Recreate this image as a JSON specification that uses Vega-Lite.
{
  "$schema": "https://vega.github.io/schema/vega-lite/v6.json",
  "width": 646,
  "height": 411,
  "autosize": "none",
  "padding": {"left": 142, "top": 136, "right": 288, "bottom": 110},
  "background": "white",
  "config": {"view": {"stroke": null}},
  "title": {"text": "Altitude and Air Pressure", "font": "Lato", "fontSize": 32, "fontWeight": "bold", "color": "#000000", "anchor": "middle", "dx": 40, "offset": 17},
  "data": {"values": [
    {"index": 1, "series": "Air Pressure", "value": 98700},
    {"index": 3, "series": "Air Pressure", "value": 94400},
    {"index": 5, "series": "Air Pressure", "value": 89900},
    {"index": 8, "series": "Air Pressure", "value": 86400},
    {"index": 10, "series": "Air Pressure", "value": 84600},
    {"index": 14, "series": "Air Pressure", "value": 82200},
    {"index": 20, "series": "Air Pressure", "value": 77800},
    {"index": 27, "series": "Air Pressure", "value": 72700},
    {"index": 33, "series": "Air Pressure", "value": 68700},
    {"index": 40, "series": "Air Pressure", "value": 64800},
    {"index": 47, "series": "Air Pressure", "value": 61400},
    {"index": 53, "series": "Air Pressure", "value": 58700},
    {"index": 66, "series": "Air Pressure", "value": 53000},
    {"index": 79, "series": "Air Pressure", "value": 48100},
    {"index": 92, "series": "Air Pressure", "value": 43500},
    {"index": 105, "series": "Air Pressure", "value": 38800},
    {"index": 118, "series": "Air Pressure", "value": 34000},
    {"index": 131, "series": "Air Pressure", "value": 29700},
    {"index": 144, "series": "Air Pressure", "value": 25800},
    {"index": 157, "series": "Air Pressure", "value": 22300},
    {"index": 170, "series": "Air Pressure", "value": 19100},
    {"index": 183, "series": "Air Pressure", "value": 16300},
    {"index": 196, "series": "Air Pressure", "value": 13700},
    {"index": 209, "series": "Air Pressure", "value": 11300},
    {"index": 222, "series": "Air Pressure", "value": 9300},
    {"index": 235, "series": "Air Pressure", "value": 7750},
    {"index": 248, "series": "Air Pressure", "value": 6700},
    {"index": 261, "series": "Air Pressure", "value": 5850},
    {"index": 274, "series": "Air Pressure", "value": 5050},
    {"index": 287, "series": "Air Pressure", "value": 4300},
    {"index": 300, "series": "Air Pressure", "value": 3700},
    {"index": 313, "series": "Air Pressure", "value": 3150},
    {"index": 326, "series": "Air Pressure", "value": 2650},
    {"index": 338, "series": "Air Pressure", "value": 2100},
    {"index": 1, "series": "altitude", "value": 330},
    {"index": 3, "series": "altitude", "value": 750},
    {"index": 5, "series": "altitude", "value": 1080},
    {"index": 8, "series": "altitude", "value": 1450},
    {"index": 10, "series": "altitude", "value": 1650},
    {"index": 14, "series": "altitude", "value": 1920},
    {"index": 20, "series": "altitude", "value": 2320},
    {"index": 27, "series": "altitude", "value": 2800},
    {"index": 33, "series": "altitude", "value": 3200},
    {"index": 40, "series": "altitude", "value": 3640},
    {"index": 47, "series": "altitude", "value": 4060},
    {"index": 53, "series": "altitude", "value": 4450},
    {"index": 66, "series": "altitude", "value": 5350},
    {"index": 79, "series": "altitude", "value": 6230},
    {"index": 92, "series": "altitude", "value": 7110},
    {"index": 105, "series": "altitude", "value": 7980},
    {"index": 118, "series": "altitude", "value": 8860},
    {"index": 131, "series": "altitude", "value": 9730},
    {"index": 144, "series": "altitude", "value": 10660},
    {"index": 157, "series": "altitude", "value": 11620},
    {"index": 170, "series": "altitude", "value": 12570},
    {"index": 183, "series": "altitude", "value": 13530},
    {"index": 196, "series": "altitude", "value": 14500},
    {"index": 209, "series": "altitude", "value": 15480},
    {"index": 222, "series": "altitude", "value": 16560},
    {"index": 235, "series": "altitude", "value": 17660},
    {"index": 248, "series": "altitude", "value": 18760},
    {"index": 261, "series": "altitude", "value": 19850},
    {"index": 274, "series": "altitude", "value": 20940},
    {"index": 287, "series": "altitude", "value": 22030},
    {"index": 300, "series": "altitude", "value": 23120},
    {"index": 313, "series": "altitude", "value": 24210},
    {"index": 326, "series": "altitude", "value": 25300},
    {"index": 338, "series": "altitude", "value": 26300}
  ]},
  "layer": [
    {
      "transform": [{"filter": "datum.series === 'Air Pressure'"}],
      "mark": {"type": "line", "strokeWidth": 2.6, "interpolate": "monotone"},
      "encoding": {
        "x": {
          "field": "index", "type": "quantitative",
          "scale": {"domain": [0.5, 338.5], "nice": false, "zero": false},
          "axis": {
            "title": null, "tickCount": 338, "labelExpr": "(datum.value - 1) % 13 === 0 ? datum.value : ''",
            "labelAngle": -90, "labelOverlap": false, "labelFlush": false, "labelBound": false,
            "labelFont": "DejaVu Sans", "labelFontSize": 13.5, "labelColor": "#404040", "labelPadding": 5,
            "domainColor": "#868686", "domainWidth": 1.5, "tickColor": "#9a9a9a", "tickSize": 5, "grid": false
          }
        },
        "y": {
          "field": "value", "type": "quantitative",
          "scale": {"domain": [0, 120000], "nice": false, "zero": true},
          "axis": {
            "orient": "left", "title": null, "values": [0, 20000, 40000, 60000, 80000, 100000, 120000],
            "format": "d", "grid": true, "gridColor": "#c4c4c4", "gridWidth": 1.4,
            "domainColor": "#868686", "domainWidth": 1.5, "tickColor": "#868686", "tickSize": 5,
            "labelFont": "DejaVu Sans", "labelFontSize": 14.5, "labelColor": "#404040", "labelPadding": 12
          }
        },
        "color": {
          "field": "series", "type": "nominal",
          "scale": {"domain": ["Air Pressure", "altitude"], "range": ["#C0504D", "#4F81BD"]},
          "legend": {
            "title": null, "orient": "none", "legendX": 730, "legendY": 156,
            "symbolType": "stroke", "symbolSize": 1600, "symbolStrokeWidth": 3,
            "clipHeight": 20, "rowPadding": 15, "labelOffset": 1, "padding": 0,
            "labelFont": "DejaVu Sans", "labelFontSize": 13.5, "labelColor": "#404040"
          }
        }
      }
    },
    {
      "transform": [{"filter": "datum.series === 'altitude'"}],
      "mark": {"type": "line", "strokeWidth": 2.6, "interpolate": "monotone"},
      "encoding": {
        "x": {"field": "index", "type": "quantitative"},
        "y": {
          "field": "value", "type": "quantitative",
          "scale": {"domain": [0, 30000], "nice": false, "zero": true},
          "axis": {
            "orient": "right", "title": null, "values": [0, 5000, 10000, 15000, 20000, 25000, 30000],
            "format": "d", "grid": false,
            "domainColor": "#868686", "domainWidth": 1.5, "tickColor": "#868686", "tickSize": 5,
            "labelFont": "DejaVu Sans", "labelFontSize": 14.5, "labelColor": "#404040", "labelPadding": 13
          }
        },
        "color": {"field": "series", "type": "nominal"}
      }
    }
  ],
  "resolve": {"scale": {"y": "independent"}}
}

### The problem
Write out the listing once more, matching it exactly.

### Output for this task
Recreate this image as a JSON specification that uses Vega-Lite.
{
  "$schema": "https://vega.github.io/schema/vega-lite/v6.json",
  "width": 646,
  "height": 411,
  "autosize": "none",
  "padding": {"left": 142, "top": 136, "right": 288, "bottom": 110},
  "background": "white",
  "config": {"view": {"stroke": null}},
  "title": {"text": "Altitude and Air Pressure", "font": "Lato", "fontSize": 32, "fontWeight": "bold", "color": "#000000", "anchor": "middle", "dx": 40, "offset": 17},
  "data": {"values": [
    {"index": 1, "series": "Air Pressure", "value": 98700},
    {"index": 3, "series": "Air Pressure", "value": 94400},
    {"index": 5, "series": "Air Pressure", "value": 89900},
    {"index": 8, "series": "Air Pressure", "value": 86400},
    {"index": 10, "series": "Air Pressure", "value": 84600},
    {"index": 14, "series": "Air Pressure", "value": 82200},
    {"index": 20, "series": "Air Pressure", "value": 77800},
    {"index": 27, "series": "Air Pressure", "value": 72700},
    {"index": 33, "series": "Air Pressure", "value": 68700},
    {"index": 40, "series": "Air Pressure", "value": 64800},
    {"index": 47, "series": "Air Pressure", "value": 61400},
    {"index": 53, "series": "Air Pressure", "value": 58700},
    {"index": 66, "series": "Air Pressure", "value": 53000},
    {"index": 79, "series": "Air Pressure", "value": 48100},
    {"index": 92, "series": "Air Pressure", "value": 43500},
    {"index": 105, "series": "Air Pressure", "value": 38800},
    {"index": 118, "series": "Air Pressure", "value": 34000},
    {"index": 131, "series": "Air Pressure", "value": 29700},
    {"index": 144, "series": "Air Pressure", "value": 25800},
    {"index": 157, "series": "Air Pressure", "value": 22300},
    {"index": 170, "series": "Air Pressure", "value": 19100},
    {"index": 183, "series": "Air Pressure", "value": 16300},
    {"index": 196, "series": "Air Pressure", "value": 13700},
    {"index": 209, "series": "Air Pressure", "value": 11300},
    {"index": 222, "series": "Air Pressure", "value": 9300},
    {"index": 235, "series": "Air Pressure", "value": 7750},
    {"index": 248, "series": "Air Pressure", "value": 6700},
    {"index": 261, "series": "Air Pressure", "value": 5850},
    {"index": 274, "series": "Air Pressure", "value": 5050},
    {"index": 287, "series": "Air Pressure", "value": 4300},
    {"index": 300, "series": "Air Pressure", "value": 3700},
    {"index": 313, "series": "Air Pressure", "value": 3150},
    {"index": 326, "series": "Air Pressure", "value": 2650},
    {"index": 338, "series": "Air Pressure", "value": 2100},
    {"index": 1, "series": "altitude", "value": 330},
    {"index": 3, "series": "altitude", "value": 750},
    {"index": 5, "series": "altitude", "value": 1080},
    {"index": 8, "series": "altitude", "value": 1450},
    {"index": 10, "series": "altitude", "value": 1650},
    {"index": 14, "series": "altitude", "value": 1920},
    {"index": 20, "series": "altitude", "value": 2320},
    {"index": 27, "series": "altitude", "value": 2800},
    {"index": 33, "series": "altitude", "value": 3200},
    {"index": 40, "series": "altitude", "value": 3640},
    {"index": 47, "series": "altitude", "value": 4060},
    {"index": 53, "series": "altitude", "value": 4450},
    {"index": 66, "series": "altitude", "value": 5350},
    {"index": 79, "series": "altitude", "value": 6230},
    {"index": 92, "series": "altitude", "value": 7110},
    {"index": 105, "series": "altitude", "value": 7980},
    {"index": 118, "series": "altitude", "value": 8860},
    {"index": 131, "series": "altitude", "value": 9730},
    {"index": 144, "series": "altitude", "value": 10660},
    {"index": 157, "series": "altitude", "value": 11620},
    {"index": 170, "series": "altitude", "value": 12570},
    {"index": 183, "series": "altitude", "value": 13530},
    {"index": 196, "series": "altitude", "value": 14500},
    {"index": 209, "series": "altitude", "value": 15480},
    {"index": 222, "series": "altitude", "value": 16560},
    {"index": 235, "series": "altitude", "value": 17660},
    {"index": 248, "series": "altitude", "value": 18760},
    {"index": 261, "series": "altitude", "value": 19850},
    {"index": 274, "series": "altitude", "value": 20940},
    {"index": 287, "series": "altitude", "value": 22030},
    {"index": 300, "series": "altitude", "value": 23120},
    {"index": 313, "series": "altitude", "value": 24210},
    {"index": 326, "series": "altitude", "value": 25300},
    {"index": 338, "series": "altitude", "value": 26300}
  ]},
  "layer": [
    {
      "transform": [{"filter": "datum.series === 'Air Pressure'"}],
      "mark": {"type": "line", "strokeWidth": 2.6, "interpolate": "monotone"},
      "encoding": {
        "x": {
          "field": "index", "type": "quantitative",
          "scale": {"domain": [0.5, 338.5], "nice": false, "zero": false},
          "axis": {
            "title": null, "tickCount": 338, "labelExpr": "(datum.value - 1) % 13 === 0 ? datum.value : ''",
            "labelAngle": -90, "labelOverlap": false, "labelFlush": false, "labelBound": false,
            "labelFont": "DejaVu Sans", "labelFontSize": 13.5, "labelColor": "#404040", "labelPadding": 5,
            "domainColor": "#868686", "domainWidth": 1.5, "tickColor": "#9a9a9a", "tickSize": 5, "grid": false
          }
        },
        "y": {
          "field": "value", "type": "quantitative",
          "scale": {"domain": [0, 120000], "nice": false, "zero": true},
          "axis": {
            "orient": "left", "title": null, "values": [0, 20000, 40000, 60000, 80000, 100000, 120000],
            "format": "d", "grid": true, "gridColor": "#c4c4c4", "gridWidth": 1.4,
            "domainColor": "#868686", "domainWidth": 1.5, "tickColor": "#868686", "tickSize": 5,
            "labelFont": "DejaVu Sans", "labelFontSize": 14.5, "labelColor": "#404040", "labelPadding": 12
          }
        },
        "color": {
          "field": "series", "type": "nominal",
          "scale": {"domain": ["Air Pressure", "altitude"], "range": ["#C0504D", "#4F81BD"]},
          "legend": {
            "title": null, "orient": "none", "legendX": 730, "legendY": 156,
            "symbolType": "stroke", "symbolSize": 1600, "symbolStrokeWidth": 3,
            "clipHeight": 20, "rowPadding": 15, "labelOffset": 1, "padding": 0,
            "labelFont": "DejaVu Sans", "labelFontSize": 13.5, "labelColor": "#404040"
          }
        }
      }
    },
    {
      "transform": [{"filter": "datum.series === 'altitude'"}],
      "mark": {"type": "line", "strokeWidth": 2.6, "interpolate": "monotone"},
      "encoding": {
        "x": {"field": "index", "type": "quantitative"},
        "y": {
          "field": "value", "type": "quantitative",
          "scale": {"domain": [0, 30000], "nice": false, "zero": true},
          "axis": {
            "orient": "right", "title": null, "values": [0, 5000, 10000, 15000, 20000, 25000, 30000],
            "format": "d", "grid": false,
            "domainColor": "#868686", "domainWidth": 1.5, "tickColor": "#868686", "tickSize": 5,
            "labelFont": "DejaVu Sans", "labelFontSize": 14.5, "labelColor": "#404040", "labelPadding": 13
          }
        },
        "color": {"field": "series", "type": "nominal"}
      }
    }
  ],
  "resolve": {"scale": {"y": "independent"}}
}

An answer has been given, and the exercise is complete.